┌─ Data

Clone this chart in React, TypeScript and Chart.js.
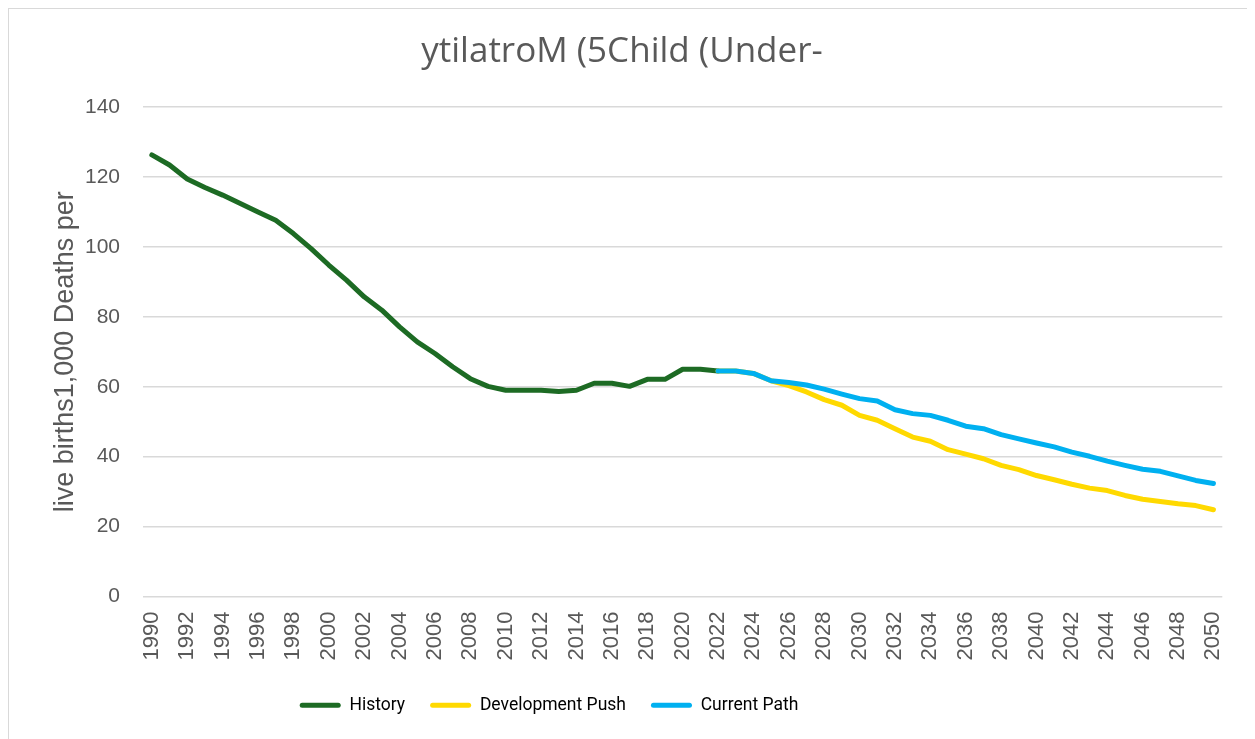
import React, { useEffect, useRef } from "react";
import { Chart, registerables } from "chart.js";

Chart.register(...registerables);

const years: string[] = [];
for (let y = 1990; y <= 2050; y++) years.push(String(y));

const historyValues: (number | null)[] = [
  126.3, 123.4, 119.4, 117.0, 114.8, 112.4, 110.0, 107.6, 103.8, 99.5,
  94.8, 90.5, 85.7, 81.9, 77.1, 72.8, 69.5, 65.7, 62.3, 60.1,
  59.0, 59.0, 59.0, 58.6, 59.0, 61.0, 61.0, 60.1, 62.1, 62.1,
  65.0, 65.0, 64.5,
];

// 2022 .. 2050
const developmentPushValues: number[] = [
  64.5, 64.5, 63.8, 61.7, 60.3, 58.5, 56.3, 54.7, 51.8, 50.4,
  48.0, 45.6, 44.4, 42.0, 40.7, 39.4, 37.5, 36.3, 34.6, 33.4,
  32.1, 31.0, 30.3, 28.9, 27.8, 27.2, 26.5, 26.0, 24.8,
];

// 2022 .. 2050
const currentPathValues: number[] = [
  64.5, 64.5, 63.8, 61.7, 61.2, 60.5, 59.3, 57.9, 56.6, 55.9,
  53.4, 52.3, 51.8, 50.4, 48.7, 48.0, 46.3, 45.1, 43.9, 42.8,
  41.3, 40.1, 38.7, 37.5, 36.4, 35.8, 34.5, 33.2, 32.3,
];

const yTicks = [0, 20, 40, 60, 80, 100, 120, 140];

const titleText = "ytilatroM (5Child (Under-";
const yAxisTitle = "live births1,000 Deaths per";

const pad = (arr: number[], startYear: number) => {
  const out: (number | null)[] = [];
  for (let y = 1990; y < startYear; y++) out.push(null);
  return out.concat(arr);
};

export default function App() {
  const ref = useRef<HTMLCanvasElement | null>(null);

  useEffect(() => {
    if (!ref.current) return;
    const shiftLegend = {
      id: "shiftLegend",
      afterLayout(chart: any) {
        const l = chart.legend;
        if (l) {
          l.left -= 73;
          l.right -= 73;
        }
      },
    };
    const chart = new Chart(ref.current, {
      type: "line",
      data: {
        labels: years,
        datasets: [
          {
            label: "History",
            data: historyValues,
            borderColor: "#1D6B24",
            backgroundColor: "#1D6B24",
            order: 3,
          },
          {
            label: "Development Push",
            data: pad(developmentPushValues, 2022),
            borderColor: "#FFD900",
            backgroundColor: "#FFD900",
            order: 2,
          },
          {
            label: "Current Path",
            data: pad(currentPathValues, 2022),
            borderColor: "#00B0F0",
            backgroundColor: "#00B0F0",
            order: 1,
          },
        ].map((d) => ({
          ...d,
          borderWidth: 5,
          pointRadius: 0,
          tension: 0,
          borderCapStyle: "round" as const,
          borderJoinStyle: "round" as const,
          spanGaps: false,
        })),
      },
      options: {
        responsive: false,
        animation: false,
        layout: { padding: { left: 0, right: 20, top: 0, bottom: 15 } },
        plugins: {
          title: {
            display: true,
            text: titleText,
            color: "#595959",
            font: { family: "Open Sans", size: 35, weight: "normal" },
            padding: { top: 22, bottom: 34 },
          },
          legend: {
            display: true,
            position: "bottom",
            labels: {
              boxWidth: 41,
              boxHeight: 5,
              useBorderRadius: true,
              borderRadius: 2.5,
              padding: 25,
              color: "#595959",
              font: { family: "Roboto", size: 17.5 },
              generateLabels: (c: any) =>
                c.data.datasets.map((ds: any, i: number) => ({
                  text: ds.label,
                  fillStyle: ds.borderColor,
                  strokeStyle: ds.borderColor,
                  lineWidth: 0,
                  datasetIndex: i,
                  hidden: false,
                  borderRadius: 2.5,
                })),
            },
          },
          tooltip: { enabled: false },
        },
        scales: {
          x: {
            offset: true,
            grid: { display: false, drawTicks: false },
            border: { display: false },
            ticks: {
              autoSkip: false,
              maxRotation: 90,
              minRotation: 90,
              padding: 15,
              color: "#595959",
              font: { family: "Liberation Sans", size: 22 },
              callback: function (this: any, value: any, index: number) {
                return index % 2 === 0 ? years[index] : null;
              },
            },
            afterFit: (scale: any) => {
              scale.height = 75;
            },
          },
          y: {
            min: 0,
            max: 140,
            afterBuildTicks: (scale: any) => {
              scale.ticks = yTicks.map((v) => ({ value: v }));
            },
            grid: { color: "#D9D9D9", lineWidth: 1.5, drawTicks: false },
            border: { display: false },
            ticks: {
              padding: 23,
              color: "#595959",
              font: { family: "Liberation Sans", size: 21 },
            },
            title: {
              display: true,
              text: yAxisTitle,
              color: "#595959",
              font: { family: "Liberation Sans", size: 27 },
              padding: { top: 40, bottom: 0 },
            },
            afterFit: (scale: any) => {
              scale.width = 134;
            },
          },
        },
      },
      plugins: [shiftLegend],
    });
    return () => chart.destroy();
  }, []);

  return (
    <div
      style={{
        width: 1246,
        height: 730,
        borderLeft: "1px solid #D9D9D9",
        borderTop: "1px solid #D9D9D9",
        background: "#fff",
      }}
    >
      <canvas ref={ref} width={1246} height={730} style={{ display: "block" }} />
    </div>
  );
}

└─

● Task instructions: Please set down each line of the data above exactly as written, without the pictures.

● Answer:
Clone this chart in React, TypeScript and Chart.js.
import React, { useEffect, useRef } from "react";
import { Chart, registerables } from "chart.js";

Chart.register(...registerables);

const years: string[] = [];
for (let y = 1990; y <= 2050; y++) years.push(String(y));

const historyValues: (number | null)[] = [
  126.3, 123.4, 119.4, 117.0, 114.8, 112.4, 110.0, 107.6, 103.8, 99.5,
  94.8, 90.5, 85.7, 81.9, 77.1, 72.8, 69.5, 65.7, 62.3, 60.1,
  59.0, 59.0, 59.0, 58.6, 59.0, 61.0, 61.0, 60.1, 62.1, 62.1,
  65.0, 65.0, 64.5,
];

// 2022 .. 2050
const developmentPushValues: number[] = [
  64.5, 64.5, 63.8, 61.7, 60.3, 58.5, 56.3, 54.7, 51.8, 50.4,
  48.0, 45.6, 44.4, 42.0, 40.7, 39.4, 37.5, 36.3, 34.6, 33.4,
  32.1, 31.0, 30.3, 28.9, 27.8, 27.2, 26.5, 26.0, 24.8,
];

// 2022 .. 2050
const currentPathValues: number[] = [
  64.5, 64.5, 63.8, 61.7, 61.2, 60.5, 59.3, 57.9, 56.6, 55.9,
  53.4, 52.3, 51.8, 50.4, 48.7, 48.0, 46.3, 45.1, 43.9, 42.8,
  41.3, 40.1, 38.7, 37.5, 36.4, 35.8, 34.5, 33.2, 32.3,
];

const yTicks = [0, 20, 40, 60, 80, 100, 120, 140];

const titleText = "ytilatroM (5Child (Under-";
const yAxisTitle = "live births1,000 Deaths per";

const pad = (arr: number[], startYear: number) => {
  const out: (number | null)[] = [];
  for (let y = 1990; y < startYear; y++) out.push(null);
  return out.concat(arr);
};

export default function App() {
  const ref = useRef<HTMLCanvasElement | null>(null);

  useEffect(() => {
    if (!ref.current) return;
    const shiftLegend = {
      id: "shiftLegend",
      afterLayout(chart: any) {
        const l = chart.legend;
        if (l) {
          l.left -= 73;
          l.right -= 73;
        }
      },
    };
    const chart = new Chart(ref.current, {
      type: "line",
      data: {
        labels: years,
        datasets: [
          {
            label: "History",
            data: historyValues,
            borderColor: "#1D6B24",
            backgroundColor: "#1D6B24",
            order: 3,
          },
          {
            label: "Development Push",
            data: pad(developmentPushValues, 2022),
            borderColor: "#FFD900",
            backgroundColor: "#FFD900",
            order: 2,
          },
          {
            label: "Current Path",
            data: pad(currentPathValues, 2022),
            borderColor: "#00B0F0",
            backgroundColor: "#00B0F0",
            order: 1,
          },
        ].map((d) => ({
          ...d,
          borderWidth: 5,
          pointRadius: 0,
          tension: 0,
          borderCapStyle: "round" as const,
          borderJoinStyle: "round" as const,
          spanGaps: false,
        })),
      },
      options: {
        responsive: false,
        animation: false,
        layout: { padding: { left: 0, right: 20, top: 0, bottom: 15 } },
        plugins: {
          title: {
            display: true,
            text: titleText,
            color: "#595959",
            font: { family: "Open Sans", size: 35, weight: "normal" },
            padding: { top: 22, bottom: 34 },
          },
          legend: {
            display: true,
            position: "bottom",
            labels: {
              boxWidth: 41,
              boxHeight: 5,
              useBorderRadius: true,
              borderRadius: 2.5,
              padding: 25,
              color: "#595959",
              font: { family: "Roboto", size: 17.5 },
              generateLabels: (c: any) =>
                c.data.datasets.map((ds: any, i: number) => ({
                  text: ds.label,
                  fillStyle: ds.borderColor,
                  strokeStyle: ds.borderColor,
                  lineWidth: 0,
                  datasetIndex: i,
                  hidden: false,
                  borderRadius: 2.5,
                })),
            },
          },
          tooltip: { enabled: false },
        },
        scales: {
          x: {
            offset: true,
            grid: { display: false, drawTicks: false },
            border: { display: false },
            ticks: {
              autoSkip: false,
              maxRotation: 90,
              minRotation: 90,
              padding: 15,
              color: "#595959",
              font: { family: "Liberation Sans", size: 22 },
              callback: function (this: any, value: any, index: number) {
                return index % 2 === 0 ? years[index] : null;
              },
            },
            afterFit: (scale: any) => {
              scale.height = 75;
            },
          },
          y: {
            min: 0,
            max: 140,
            afterBuildTicks: (scale: any) => {
              scale.ticks = yTicks.map((v) => ({ value: v }));
            },
            grid: { color: "#D9D9D9", lineWidth: 1.5, drawTicks: false },
            border: { display: false },
            ticks: {
              padding: 23,
              color: "#595959",
              font: { family: "Liberation Sans", size: 21 },
            },
            title: {
              display: true,
              text: yAxisTitle,
              color: "#595959",
              font: { family: "Liberation Sans", size: 27 },
              padding: { top: 40, bottom: 0 },
            },
            afterFit: (scale: any) => {
              scale.width = 134;
            },
          },
        },
      },
      plugins: [shiftLegend],
    });
    return () => chart.destroy();
  }, []);

  return (
    <div
      style={{
        width: 1246,
        height: 730,
        borderLeft: "1px solid #D9D9D9",
        borderTop: "1px solid #D9D9D9",
        background: "#fff",
      }}
    >
      <canvas ref={ref} width={1246} height={730} style={{ display: "block" }} />
    </div>
  );
}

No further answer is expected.